Estocolmo me recordó a las películas de Bergman más sofisticadas, y eso que la mayoría están ambientadas en zonas rurales. Será que tiendo a mezclar el espíritu del recién fallecido director con el inmortal Woody Allen. Las iglesias de torres empinadas y las calles estrechas del Gamla Stan me recordaban la escena onírica de Fresas Salvajes en la que el protagonista sueña con su propia muerte, o al menos, con su propio entierro. Además de eso, recuerdo los tranvías, el bullicio tranquilo, el mar confundiéndose con el lago, los puentes, las tardes alargadas, los chicos con esa belleza tan asombrosamente elegante.
Tras cuatro días de apacibles paseos, relajadas y caras cenas con arenques y otros peces del norte, nos embarcamos en la Viking Line rumbo a Helsinki. Fue una de mis apuestas más arriesgadas para el viaje, ya que nunca antes había hecho una travesía en barco y me daba punto atravesar parte del Báltico. Es difícil olvidar las pequeñas islas que dificultan la orografía costera sueca mientras no llegaba a anochecer del todo. O la sauna a bordo llena de finlandeses ahítos por salir de ella y empanzonarse de alcohol barato. Y no es nosotros no lo hiciéramos. La botella de Jack Daniels que los cuatro nos zampamos a palo seco mientras llegamos a las islas Arland es uno de los recuerdos más brumosos que tenemos de la travesía. Yo apenas pegué ojo en nuestro pequeño camarote para cuatro. Cuando amaneció (apenas tres horas después de haber anochecido) entendí que era una de las pocas oportunidades que iba a tener de ver el mar abierto, como así hice. Qué pena que no hubiera a esas pequeñas horas ningún bar abierto porque me moría por un café por muy aguado que estuviera.

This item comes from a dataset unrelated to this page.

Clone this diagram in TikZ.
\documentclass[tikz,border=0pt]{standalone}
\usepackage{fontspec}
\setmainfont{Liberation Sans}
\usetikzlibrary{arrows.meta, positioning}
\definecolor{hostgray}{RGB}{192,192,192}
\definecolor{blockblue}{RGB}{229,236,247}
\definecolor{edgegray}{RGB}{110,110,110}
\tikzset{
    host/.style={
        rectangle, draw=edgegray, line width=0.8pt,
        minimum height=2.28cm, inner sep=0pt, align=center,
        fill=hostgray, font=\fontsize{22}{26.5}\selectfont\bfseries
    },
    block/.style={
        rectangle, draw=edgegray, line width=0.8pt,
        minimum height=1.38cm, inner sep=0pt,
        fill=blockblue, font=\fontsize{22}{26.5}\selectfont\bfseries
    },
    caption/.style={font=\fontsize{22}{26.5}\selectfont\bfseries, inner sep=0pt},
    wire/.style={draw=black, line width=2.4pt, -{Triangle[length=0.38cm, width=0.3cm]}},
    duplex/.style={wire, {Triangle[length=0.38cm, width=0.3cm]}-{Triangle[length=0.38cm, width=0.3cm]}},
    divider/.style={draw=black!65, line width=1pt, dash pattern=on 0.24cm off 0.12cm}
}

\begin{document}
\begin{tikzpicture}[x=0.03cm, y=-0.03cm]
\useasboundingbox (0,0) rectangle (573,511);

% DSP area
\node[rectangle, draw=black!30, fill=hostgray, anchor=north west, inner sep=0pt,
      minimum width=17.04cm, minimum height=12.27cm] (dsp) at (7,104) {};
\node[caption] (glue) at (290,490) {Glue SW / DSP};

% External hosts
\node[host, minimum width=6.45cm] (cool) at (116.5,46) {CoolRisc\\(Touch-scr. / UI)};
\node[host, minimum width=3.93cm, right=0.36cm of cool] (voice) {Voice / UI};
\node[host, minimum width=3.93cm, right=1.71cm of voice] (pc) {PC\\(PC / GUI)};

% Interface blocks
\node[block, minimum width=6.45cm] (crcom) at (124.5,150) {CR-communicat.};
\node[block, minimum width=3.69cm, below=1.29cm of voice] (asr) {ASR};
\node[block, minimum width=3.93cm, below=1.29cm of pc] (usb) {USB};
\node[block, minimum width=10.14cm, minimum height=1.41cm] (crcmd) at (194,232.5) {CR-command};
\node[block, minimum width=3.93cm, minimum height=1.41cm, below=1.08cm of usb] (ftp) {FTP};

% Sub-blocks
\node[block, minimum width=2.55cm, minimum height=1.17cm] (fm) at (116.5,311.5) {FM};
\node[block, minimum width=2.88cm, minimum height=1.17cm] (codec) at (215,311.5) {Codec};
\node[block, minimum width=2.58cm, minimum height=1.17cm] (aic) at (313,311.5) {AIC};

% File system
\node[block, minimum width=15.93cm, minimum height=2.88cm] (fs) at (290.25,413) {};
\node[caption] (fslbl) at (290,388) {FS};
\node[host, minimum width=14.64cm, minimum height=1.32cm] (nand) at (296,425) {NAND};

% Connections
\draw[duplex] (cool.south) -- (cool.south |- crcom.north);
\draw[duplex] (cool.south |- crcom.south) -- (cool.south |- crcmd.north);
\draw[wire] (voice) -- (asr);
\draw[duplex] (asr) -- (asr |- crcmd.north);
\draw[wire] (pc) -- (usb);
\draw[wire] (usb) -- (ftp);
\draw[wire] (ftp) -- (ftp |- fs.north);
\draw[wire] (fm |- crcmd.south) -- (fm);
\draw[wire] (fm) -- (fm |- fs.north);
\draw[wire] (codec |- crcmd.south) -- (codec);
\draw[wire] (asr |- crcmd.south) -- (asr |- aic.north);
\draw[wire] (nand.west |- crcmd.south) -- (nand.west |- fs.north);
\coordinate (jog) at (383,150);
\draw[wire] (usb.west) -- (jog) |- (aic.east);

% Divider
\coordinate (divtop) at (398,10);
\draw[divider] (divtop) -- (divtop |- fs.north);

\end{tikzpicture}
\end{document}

Helsinki nos sorprendió a los cuatro, quizá porque nos habían dicho que era la ciudad más fea del Báltico. Nada más lejos de la realidad, y eso que hay muchas ciudades ribereñas del nórdico mar que desconocemos. Es una ciudad austera y bien organizada, pero de fea nada. Incluso yo diría que dentro de unas décadas será una ciudad muy reseñada por su nueva arquitectura.